The National Psoriasis Foundation says psoriasis is considered the most prevalent autoimmune disease in the U.S. A chronic disease that affects the skin, psoriasis occurs when your body’s immune system, which normally attacks invading bacteria and viruses, sends out a faulty signal that speeds up the growth cycle of skin cells. Research has shown connections between psoriasis and various vitamin and mineral deficiencies including zinc and vitamin D as well as the fatty lipid lecithin.


Psoriasis comes in five different forms known as plaque, guttate, inverse, pustular and erythrodermic. Plaque psoriasis is the most common form and presents itself as raised patches or lesions on the skin. These lesions are covered with a silver-white buildup of dead skin cells that is referred to as scales. Psoriasis can affect any location on the body, though plaque psoriasis tends to attack the scalp, elbows, lower back and knees. About 30 percent of patients diagnosed with psoriasis will develop psoriatic arthritis which causes pain and swelling in the joints.


Lecithin can be found naturally in foods such as egg yolk, soybeans, grains, fish, legumes and peanuts. It is found in all living cells as a part of the cell membrane and is responsible for regulating nutrients in and out of the cell. It is a fatty substance and a member of a chemical family known as phosphatidylcholine. In the treatment of psoriasis, lecithin is mixed with coal tar to make a topical solution known as Psoriderm cream. The lecithin works to soften the psoriasis scales so the coal tar can be absorbed to break down the skin.


Zinc is a metal and is known as an essential trace element because your body needs only a small amount for proper growth and maintenance, including immune function. Zinc can be found in meats, seafood, dairy products, nuts and whole grains. A 2000 study published in “Der Hautarzt” looked at the serum zinc levels in patients with psoriasis due to the controversial connection between zinc and certain dermatological conditions. What they determined was that zinc levels were no different between healthy populations tested and that zinc supplementation was only necessary if a zinc deficiency is identified. Consult your physician regarding serum zinc level testing and he can advise if a zinc supplementation is necessary.

Vitamin D

Vitamin D is a fat soluble nutrient that can be made by your body through the exposure of your skin to ultraviolet B rays from the sun. It can also be consumed by drinking fortified milk or eating oily fish such as salmon. A 2011 study published in “Southern Medical Journal” links vitamin D deficiency with various autoimmune diseases including multiple sclerosis and psoriasis.
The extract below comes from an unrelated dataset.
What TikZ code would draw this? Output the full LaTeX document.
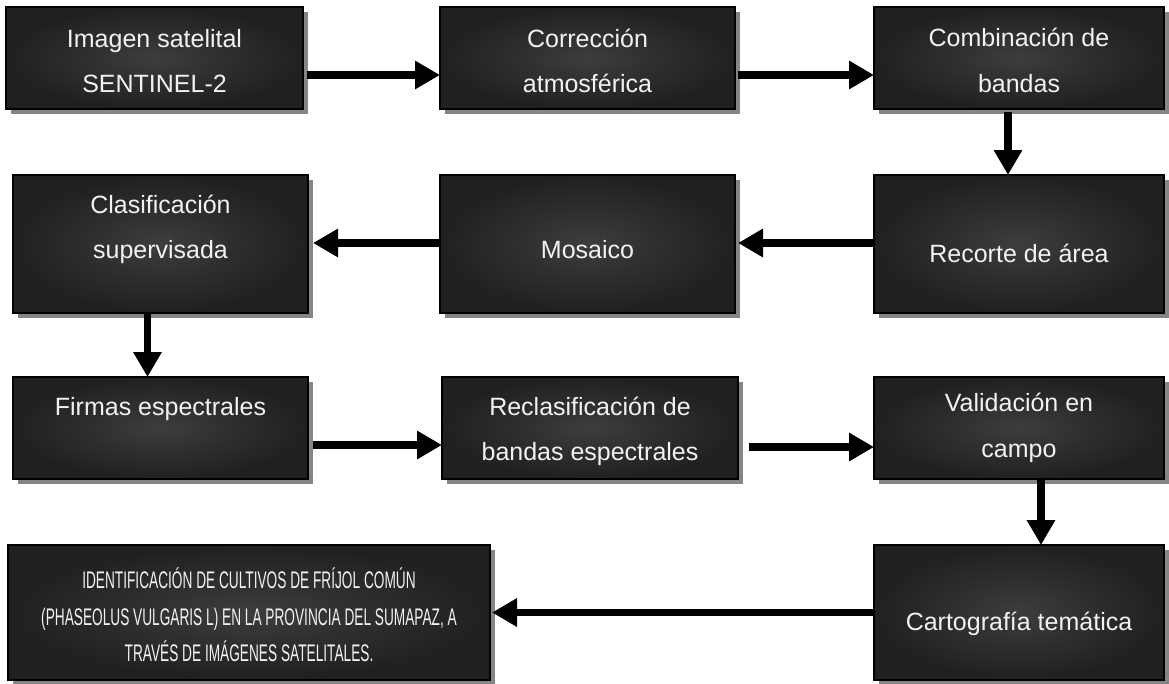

A 2011 study published in “Journal of Drugs in Dermatology” looked at the safety and efficacy of topical vitamin D to treat psoriasis instead of traditional corticosteroid treatment which can only be used for a short period of time. The results showed that four weeks of the corticosteroid spray followed by eight weeks of the vitamin D ointment was safe and effective for the treatment of moderate to severe plaque psoriasis. Consult with your physician about the use of vitamin D topically as well as having your serum vitamin D levels tested and evaluated for deficiency. If you are deficient, vitamin D supplementation may be beneficial.